Prison reform has been a signal issue for evangelicals since Charles Colson, a former aide to President Nixon, found his evangelical Christian faith while serving seven months in Maxwell Prison in Alabama for Watergate-related crimes.
It was Colson, as White House special counsel, who had first framed Nixon's "political template of being tough on crime and long sentences," DeRoche said. Colson's prison experiences produced a change of heart. "Within three years he was saying that model was in conflict with our values as Christians and as Americans and that it would lead to failure."
Prison Fellowship, which Colson founded in 1976, is now the country's largest, but hardly the only, Christian prison ministry.
The plight of prisoners has been a priority for churches large and small "almost as long as the church has existed," Moore said.
After Colson's death in 2012, many evangelical Christians picked up the cause of criminal justice reform, Moore said. As the U.S. prison population has swelled, he added, the issue has touched many Christians personally.
Since Trump has taken office, Christian organizations have claimed "unprecedented" access to the White House. DeRoche has taken part in meetings with Trump's aides, including his son-in-law, Kushner, but also with Cabinet members and staffers from the departments of Justice, Labor, Health and Human Services, Education and Housing and Urban Development.
It's not unusual for the White House to welcome that input from Prison Fellowship, however, according to DeRoche. The organization has worked with every administration since President Carter.
On a press call Wednesday morning (May 23) after the First Step Act passed the House, Prison Fellowship President and Chief Executive Officer James Ackerman recalled a meeting he and DeRoche attended a few weeks ago with Vice President Mike Pence.
As the three men spoke in Pence's office in the West Wing, the vice president mentioned Colson had been a mentor to him. Going to his desk, Pence picked up his Bible, which Ackerman noted was "marked up like none I've ever seen," indicating to him that the vice president "clearly is a fervent studier of the Word of God." He flipped to the back of the book, to some notes he had taken on a talk Colson had given in 2006 at a church in Indiana.
"He read us those notes, and I could hear Chuck's voice in it," Ackerman said.
The conversation about prison reform isn't just a religious conversation anymore as the justice system, from the White House down to local prosecutors, has begun to weigh the cost of mass incarceration. (For Kushner, whose father had spent time in federal prison for illegal campaign contributions, tax evasion and witness tampering, the issue has personal relevance.)
First Step, an acronym for Formerly Incarcerated Re-enter Society Transformed Safely Transitioning Every Person, focuses on recidivism, the number of people who finish their prison terms or are paroled, only to land back in confinement.
Among other things, First Step would encourage prisoners to join programs, such as faith-based classes and job-training programs, that have been shown to reduce recidivism. With "earned time credits" awarded for their participation, prisoners could be released early to halfway houses or home confinement. It also would assess which programs are most effective for individual prisoners.

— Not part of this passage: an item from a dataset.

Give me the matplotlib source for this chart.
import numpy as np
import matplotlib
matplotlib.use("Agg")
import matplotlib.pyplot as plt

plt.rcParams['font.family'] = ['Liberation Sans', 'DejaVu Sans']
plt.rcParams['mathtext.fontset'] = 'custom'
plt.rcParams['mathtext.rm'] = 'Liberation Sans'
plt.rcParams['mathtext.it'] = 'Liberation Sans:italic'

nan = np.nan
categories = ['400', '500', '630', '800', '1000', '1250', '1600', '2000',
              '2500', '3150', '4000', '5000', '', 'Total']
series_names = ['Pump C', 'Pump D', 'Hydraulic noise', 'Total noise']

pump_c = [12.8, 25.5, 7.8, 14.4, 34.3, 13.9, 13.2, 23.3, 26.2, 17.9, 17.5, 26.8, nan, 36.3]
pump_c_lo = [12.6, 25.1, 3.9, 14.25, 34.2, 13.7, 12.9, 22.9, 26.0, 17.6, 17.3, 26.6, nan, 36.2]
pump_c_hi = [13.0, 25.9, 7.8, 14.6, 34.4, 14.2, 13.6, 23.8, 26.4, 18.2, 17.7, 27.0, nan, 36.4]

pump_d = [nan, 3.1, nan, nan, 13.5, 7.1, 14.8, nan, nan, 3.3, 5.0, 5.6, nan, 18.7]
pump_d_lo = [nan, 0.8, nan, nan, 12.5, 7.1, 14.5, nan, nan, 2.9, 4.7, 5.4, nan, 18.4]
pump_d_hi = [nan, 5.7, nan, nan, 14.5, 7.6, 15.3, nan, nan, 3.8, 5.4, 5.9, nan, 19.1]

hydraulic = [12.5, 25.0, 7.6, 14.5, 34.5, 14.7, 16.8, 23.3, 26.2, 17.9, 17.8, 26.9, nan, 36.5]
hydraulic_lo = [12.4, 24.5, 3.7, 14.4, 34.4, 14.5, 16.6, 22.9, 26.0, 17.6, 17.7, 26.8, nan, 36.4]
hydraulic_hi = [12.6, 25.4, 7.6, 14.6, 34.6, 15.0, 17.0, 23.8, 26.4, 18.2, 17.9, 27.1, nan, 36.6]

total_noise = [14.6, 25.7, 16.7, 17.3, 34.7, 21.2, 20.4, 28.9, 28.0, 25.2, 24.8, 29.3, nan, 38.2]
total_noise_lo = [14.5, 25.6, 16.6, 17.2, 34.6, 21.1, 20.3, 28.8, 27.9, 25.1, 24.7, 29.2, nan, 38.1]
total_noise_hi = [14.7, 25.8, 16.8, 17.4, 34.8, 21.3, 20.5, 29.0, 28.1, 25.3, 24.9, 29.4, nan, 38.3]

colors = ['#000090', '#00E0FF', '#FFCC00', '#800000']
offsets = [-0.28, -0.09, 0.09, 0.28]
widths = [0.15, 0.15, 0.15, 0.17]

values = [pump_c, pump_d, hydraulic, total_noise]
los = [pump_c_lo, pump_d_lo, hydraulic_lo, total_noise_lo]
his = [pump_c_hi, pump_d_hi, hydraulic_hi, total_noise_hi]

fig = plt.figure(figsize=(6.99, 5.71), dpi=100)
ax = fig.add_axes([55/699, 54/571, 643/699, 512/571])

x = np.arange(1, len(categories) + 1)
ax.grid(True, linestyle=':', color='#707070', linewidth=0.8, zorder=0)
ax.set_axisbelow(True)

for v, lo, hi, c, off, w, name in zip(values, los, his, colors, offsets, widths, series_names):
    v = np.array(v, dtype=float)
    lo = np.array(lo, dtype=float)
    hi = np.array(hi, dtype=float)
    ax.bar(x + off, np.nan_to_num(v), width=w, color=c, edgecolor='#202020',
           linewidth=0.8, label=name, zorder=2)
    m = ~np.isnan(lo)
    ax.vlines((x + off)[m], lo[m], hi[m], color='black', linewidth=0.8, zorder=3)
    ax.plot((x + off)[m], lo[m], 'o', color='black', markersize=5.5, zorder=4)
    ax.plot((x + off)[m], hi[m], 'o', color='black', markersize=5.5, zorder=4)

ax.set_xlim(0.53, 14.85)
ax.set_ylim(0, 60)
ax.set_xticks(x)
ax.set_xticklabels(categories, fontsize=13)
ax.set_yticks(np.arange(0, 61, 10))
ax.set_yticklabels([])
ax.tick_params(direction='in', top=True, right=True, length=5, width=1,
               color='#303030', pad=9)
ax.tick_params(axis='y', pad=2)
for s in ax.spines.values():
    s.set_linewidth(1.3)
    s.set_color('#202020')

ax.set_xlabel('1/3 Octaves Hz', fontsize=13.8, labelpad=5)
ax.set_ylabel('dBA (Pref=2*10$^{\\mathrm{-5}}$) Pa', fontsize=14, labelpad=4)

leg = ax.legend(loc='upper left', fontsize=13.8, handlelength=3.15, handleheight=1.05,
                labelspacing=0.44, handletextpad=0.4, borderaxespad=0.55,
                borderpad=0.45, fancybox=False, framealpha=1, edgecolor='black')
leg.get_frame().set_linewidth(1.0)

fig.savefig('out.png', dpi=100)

In the year since the dinner in the Blue Room, the initial enthusiasm had to weather seemingly endless meetings, attempts to act through executive orders in place of legislation and other delays — a previous iteration, the Prison Reform and Redemption Act, foundered in April over its lack of sentencing reform provisions. More than 20 Christian, Jewish and secular institutions had signed a letter of support for that bill, including Prison Fellowship, the Christian Community Development Association, the Faith and Freedom Coalition, the National Association of Evangelicals, the National Hispanic Christian Leadership Conference and the Southern Baptist Convention's Ethics and Religious Liberty Commission.
After some revisions, the First Step Act was ushered through despite similar objections that it treats only "back end" causes of mass incarceration — recidivism — and not "front end" causes such as mandatory sentencing. Heather Rice-Minus, Prison Fellowship's vice president of government affairs, said there isn't enough consensus among lawmakers now to get a bill including sentencing reform to the president's desk.
"We're still going to fight for that," Rice-Minus said. "We consider the First Step Act just that — it's a first step."
Democrats in the Senate are reportedly still divided, saying the reforms aren't enough without also looking at sentencing.
So are some Christians, especially those on the left.
"There's so much in the bill that gives false hope to people," the Rev. Aundreia Alexander, associate general secretary for action and advocacy at the National Council of Churches, said during a press call earlier this month.
Rodriguez, the head of the National Hispanic Christian Leadership Conference, said he too is disappointed that the bill overlooks sentencing reform. The disparity in sentencing — that people who are African-American or Hispanic are more likely to be incarcerated than people who are white — is something he said nobody can deny, no matter what their politics. And Christians, he said, are compelled by the message of Jesus to speak against such injustice.
When he mentioned the possibility to his multiethnic congregation, he said, "I had African-American men who started to weep and cry."
At the same time, Rodriguez said the First Step Act is a step in the right direction.
The evangelical Christians who have tied themselves to the White House are also glad to show they can have influence on justice and equity, matters the public may not associate with the religious right.
"While much of the media obsession has been on evangelicals' role in pro-life issues or religious freedom," Moore said, "I think we've actually made the most consequential difference in these areas of social concern, and we're more involved in those conversations now than the other ones, honestly."